Assembling more than 200 works from 1980 to 2012, the Städel Museum offers the first comprehensive survey of the work of Düsseldorf based photographer Ursula Schulz-Dornburg. On view are places of transit, border landscapes, and cult sites of bygone cultures in Europe, Asia, and the Near East – above all, their visible and invisible historical, political, and cultural remains and layers.
The photographer Ursula Schulz-Dornburg (b. 1938) has been devoting herself to border landscapes, places of transit and relics of past cultures for more than forty years. With the aid of thirteen extensive workgroups and altogether more than 200 works, the Städel Museum is offering the first comprehensive institutional survey of the artist’s oeuvre ever in the exhibition “Ursula Schulz-Dornburg: The Land In-Between – Photographs from 1980 to 2012”, to be presented from 4 July to 9 September 2018. Schulz-Dornburg, who was born in Berlin and now lives in Düsseldorf, devotes herself in her photos to cult and culture sites in Europe, Asia and the Near East, and above all to the visible and invisible borders of these continents and regions.

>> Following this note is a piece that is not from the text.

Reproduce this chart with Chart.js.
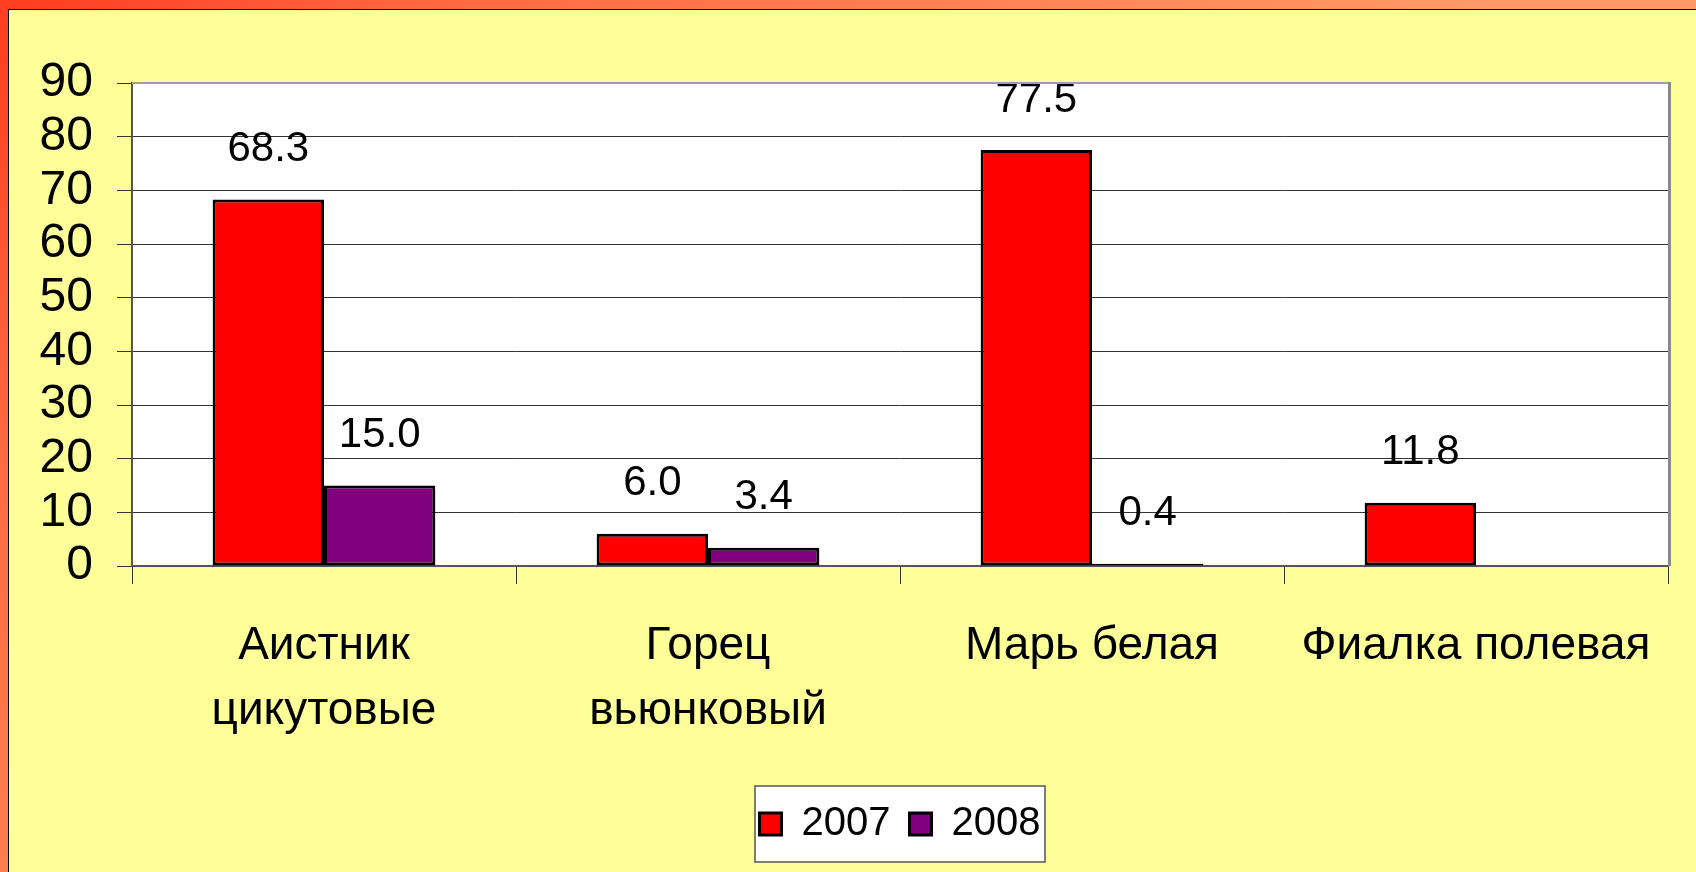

Her analogue black-and-white photographs are testimonies to no-longer-existing landscapes, past political systems, cultural milieus in the process of dissolution, and expiring societies. Distinguished by ethnological curiosity and an archaeological perspective, the images are on the interfaces between documentarism and political photography, between concept art and a sense of the responsibility to provide insight. Schulz-Dornburg is interested in the marks human beings have left behind in the landscape in the course of lengthy historical processes, as well as in recent political changes of the kind brought about, for example, by the Golf Wars (between 1980 and 2003).